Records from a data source

▼

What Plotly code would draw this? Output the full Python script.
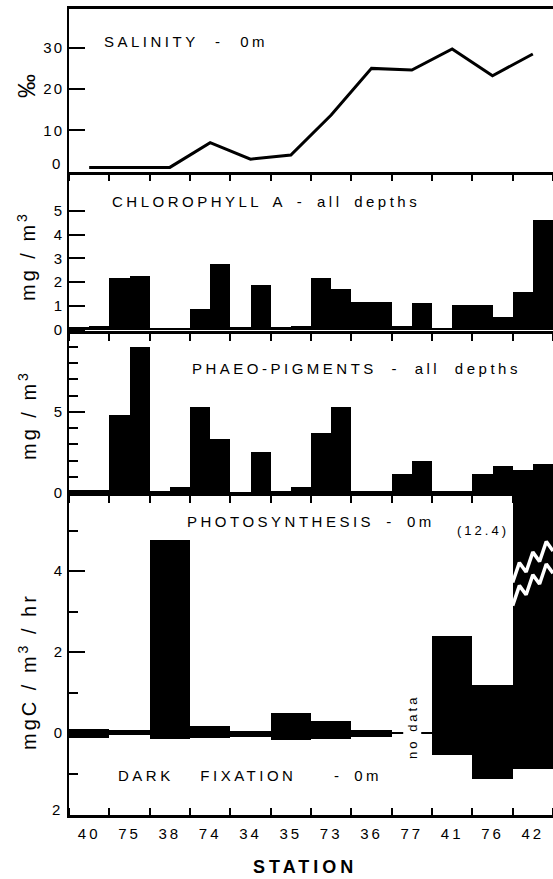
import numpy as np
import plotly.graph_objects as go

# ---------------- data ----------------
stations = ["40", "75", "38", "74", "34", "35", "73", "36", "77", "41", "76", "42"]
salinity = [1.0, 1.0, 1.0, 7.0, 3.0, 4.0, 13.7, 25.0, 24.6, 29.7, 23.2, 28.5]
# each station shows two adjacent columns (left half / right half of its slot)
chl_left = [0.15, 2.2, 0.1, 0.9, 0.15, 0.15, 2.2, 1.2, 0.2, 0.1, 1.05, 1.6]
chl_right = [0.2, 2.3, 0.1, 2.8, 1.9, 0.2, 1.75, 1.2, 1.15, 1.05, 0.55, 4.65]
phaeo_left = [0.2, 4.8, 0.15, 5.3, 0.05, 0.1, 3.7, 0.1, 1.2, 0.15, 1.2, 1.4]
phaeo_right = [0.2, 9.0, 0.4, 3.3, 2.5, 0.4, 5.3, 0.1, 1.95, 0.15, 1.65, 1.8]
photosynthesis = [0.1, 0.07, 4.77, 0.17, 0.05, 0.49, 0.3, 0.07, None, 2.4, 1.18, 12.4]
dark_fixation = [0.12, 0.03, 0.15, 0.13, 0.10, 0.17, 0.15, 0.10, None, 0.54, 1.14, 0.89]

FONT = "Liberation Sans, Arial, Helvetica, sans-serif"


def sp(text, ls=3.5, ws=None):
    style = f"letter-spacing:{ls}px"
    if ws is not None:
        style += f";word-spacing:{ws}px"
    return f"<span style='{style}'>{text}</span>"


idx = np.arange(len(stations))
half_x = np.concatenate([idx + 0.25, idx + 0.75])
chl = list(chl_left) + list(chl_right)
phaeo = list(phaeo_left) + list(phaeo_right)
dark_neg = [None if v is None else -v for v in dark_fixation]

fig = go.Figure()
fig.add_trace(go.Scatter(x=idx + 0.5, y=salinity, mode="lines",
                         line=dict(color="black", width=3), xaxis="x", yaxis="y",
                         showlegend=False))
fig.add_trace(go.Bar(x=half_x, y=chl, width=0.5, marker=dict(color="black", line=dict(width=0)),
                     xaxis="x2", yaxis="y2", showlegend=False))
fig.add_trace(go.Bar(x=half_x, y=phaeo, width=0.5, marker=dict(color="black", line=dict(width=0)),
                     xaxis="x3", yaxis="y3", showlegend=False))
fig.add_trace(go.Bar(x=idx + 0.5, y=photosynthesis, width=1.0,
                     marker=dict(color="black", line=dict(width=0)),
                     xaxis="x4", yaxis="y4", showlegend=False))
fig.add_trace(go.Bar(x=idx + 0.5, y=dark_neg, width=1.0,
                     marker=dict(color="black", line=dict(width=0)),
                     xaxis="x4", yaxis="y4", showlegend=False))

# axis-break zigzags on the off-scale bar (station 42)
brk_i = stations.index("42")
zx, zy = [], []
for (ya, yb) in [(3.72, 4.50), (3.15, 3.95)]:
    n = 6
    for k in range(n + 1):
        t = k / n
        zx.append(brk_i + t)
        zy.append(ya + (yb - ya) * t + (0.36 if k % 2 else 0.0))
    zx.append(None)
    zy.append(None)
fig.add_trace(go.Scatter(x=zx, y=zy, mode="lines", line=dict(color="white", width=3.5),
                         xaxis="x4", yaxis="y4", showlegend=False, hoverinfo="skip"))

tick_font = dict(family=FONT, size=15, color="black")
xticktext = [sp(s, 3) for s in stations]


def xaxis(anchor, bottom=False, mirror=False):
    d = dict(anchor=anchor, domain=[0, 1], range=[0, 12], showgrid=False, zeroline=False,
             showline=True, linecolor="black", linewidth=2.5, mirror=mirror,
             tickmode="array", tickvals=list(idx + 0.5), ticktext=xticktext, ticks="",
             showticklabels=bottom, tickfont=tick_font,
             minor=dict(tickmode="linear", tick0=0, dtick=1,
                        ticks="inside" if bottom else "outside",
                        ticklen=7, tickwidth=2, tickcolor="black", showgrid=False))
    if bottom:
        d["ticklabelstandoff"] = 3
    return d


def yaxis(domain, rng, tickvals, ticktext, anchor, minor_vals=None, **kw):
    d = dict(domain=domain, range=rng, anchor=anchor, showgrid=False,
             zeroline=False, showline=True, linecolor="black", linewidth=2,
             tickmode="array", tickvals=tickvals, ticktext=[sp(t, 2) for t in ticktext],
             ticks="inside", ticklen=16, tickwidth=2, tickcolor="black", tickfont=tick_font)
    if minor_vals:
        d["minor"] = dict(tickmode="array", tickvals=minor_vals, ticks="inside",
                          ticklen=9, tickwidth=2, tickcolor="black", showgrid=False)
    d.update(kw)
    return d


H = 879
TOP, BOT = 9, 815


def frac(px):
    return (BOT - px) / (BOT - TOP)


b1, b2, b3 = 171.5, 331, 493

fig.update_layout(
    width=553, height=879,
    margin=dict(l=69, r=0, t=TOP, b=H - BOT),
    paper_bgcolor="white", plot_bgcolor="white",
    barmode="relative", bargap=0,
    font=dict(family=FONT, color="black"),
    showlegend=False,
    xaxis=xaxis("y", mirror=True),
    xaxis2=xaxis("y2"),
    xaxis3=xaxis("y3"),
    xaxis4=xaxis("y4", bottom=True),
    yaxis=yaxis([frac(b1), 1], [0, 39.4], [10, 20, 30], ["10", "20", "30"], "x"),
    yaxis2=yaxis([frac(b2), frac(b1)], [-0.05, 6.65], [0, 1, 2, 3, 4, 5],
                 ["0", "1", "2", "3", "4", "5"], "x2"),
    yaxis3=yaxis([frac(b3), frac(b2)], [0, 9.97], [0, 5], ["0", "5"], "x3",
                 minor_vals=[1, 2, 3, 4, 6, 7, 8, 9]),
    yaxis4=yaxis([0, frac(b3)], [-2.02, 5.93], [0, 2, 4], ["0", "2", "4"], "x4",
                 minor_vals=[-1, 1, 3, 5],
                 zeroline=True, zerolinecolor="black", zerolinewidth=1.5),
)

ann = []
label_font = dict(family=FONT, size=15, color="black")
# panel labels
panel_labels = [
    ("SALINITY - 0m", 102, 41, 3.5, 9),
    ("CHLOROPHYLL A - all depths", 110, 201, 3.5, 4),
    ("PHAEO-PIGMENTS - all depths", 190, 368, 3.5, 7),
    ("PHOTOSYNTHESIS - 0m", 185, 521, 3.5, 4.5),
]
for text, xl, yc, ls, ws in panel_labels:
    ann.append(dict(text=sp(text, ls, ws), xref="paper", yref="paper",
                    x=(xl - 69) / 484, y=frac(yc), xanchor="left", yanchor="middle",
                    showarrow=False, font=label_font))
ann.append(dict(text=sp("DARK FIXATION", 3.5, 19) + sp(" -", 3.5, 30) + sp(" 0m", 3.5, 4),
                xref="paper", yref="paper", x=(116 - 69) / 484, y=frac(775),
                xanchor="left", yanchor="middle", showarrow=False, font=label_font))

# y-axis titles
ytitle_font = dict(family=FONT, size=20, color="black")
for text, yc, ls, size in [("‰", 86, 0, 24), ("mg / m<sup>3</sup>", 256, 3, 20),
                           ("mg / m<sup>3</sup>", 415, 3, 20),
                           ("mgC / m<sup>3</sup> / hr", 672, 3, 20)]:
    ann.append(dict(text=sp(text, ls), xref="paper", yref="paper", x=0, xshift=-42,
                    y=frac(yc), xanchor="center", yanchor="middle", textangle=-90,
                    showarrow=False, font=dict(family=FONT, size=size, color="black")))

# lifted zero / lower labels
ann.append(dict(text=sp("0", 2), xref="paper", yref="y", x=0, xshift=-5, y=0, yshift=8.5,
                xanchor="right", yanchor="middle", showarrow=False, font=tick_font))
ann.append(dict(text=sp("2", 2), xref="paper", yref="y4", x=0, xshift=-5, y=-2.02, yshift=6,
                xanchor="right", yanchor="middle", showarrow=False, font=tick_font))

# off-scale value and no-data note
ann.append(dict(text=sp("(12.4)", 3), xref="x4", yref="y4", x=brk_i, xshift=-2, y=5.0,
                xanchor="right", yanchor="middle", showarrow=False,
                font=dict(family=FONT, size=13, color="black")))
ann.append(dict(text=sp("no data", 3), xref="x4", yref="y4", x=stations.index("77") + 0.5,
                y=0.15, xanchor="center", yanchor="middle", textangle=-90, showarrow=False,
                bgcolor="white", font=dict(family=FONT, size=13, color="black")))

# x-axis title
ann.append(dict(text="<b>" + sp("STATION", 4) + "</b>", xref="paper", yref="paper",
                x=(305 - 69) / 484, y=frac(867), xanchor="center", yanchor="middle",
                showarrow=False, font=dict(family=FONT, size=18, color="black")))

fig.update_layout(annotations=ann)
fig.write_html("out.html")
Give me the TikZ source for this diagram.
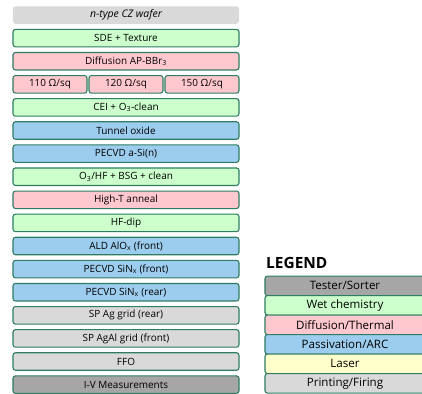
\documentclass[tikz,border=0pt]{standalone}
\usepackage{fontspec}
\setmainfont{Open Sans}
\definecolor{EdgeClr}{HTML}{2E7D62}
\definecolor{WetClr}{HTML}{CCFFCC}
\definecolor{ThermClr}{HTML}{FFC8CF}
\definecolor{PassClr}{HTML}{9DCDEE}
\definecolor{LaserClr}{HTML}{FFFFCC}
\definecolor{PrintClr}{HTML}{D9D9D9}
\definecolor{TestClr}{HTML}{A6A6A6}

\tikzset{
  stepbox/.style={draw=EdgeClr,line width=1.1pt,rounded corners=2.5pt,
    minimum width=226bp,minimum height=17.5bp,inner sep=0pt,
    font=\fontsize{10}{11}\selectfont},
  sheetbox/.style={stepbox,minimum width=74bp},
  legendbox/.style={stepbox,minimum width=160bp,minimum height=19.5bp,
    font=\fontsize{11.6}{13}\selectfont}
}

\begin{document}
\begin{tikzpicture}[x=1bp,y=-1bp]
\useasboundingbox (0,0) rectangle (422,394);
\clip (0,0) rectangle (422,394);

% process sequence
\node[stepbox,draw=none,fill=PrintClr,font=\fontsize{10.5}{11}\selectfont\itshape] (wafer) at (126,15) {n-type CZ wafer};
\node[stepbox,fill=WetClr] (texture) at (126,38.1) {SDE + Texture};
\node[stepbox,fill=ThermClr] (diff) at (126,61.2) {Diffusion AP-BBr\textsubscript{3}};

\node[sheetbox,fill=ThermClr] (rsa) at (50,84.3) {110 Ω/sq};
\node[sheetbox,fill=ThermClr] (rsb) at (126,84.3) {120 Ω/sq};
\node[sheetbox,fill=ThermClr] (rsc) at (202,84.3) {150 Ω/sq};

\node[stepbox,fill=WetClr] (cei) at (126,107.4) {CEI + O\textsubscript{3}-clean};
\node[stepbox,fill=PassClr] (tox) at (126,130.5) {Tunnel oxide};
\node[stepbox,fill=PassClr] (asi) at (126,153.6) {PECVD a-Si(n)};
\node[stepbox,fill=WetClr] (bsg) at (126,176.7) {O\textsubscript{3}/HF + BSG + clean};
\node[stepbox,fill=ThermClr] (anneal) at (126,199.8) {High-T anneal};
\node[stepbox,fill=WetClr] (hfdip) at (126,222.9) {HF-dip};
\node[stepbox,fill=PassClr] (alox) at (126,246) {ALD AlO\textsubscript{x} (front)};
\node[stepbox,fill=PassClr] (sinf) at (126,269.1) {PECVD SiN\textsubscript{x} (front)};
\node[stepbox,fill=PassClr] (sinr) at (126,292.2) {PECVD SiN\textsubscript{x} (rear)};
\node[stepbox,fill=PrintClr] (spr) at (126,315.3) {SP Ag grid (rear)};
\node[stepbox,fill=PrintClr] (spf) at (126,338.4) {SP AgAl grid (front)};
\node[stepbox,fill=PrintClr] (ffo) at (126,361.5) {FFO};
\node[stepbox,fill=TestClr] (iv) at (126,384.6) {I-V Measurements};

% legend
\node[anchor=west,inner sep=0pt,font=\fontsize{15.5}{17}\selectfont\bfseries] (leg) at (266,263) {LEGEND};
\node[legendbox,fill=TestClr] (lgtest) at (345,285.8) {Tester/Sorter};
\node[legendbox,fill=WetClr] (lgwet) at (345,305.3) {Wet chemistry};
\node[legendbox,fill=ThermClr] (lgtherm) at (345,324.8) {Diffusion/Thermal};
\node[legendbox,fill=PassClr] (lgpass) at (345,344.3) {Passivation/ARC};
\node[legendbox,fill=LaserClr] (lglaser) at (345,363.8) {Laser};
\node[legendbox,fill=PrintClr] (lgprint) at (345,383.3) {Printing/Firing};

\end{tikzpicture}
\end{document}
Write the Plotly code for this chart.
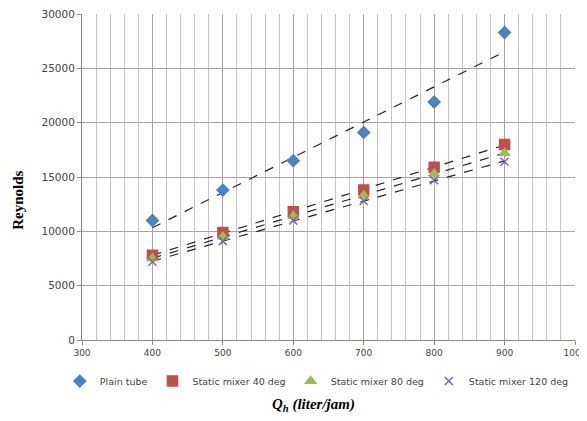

▲

What is being asked –
Leave the pictures out, and restate exactly the lines from the start of the records through the one that contains "import plotly.graph_objects as go".

Full response –
What Plotly code would draw this? Output the full Python script.
import numpy as np
import plotly.graph_objects as go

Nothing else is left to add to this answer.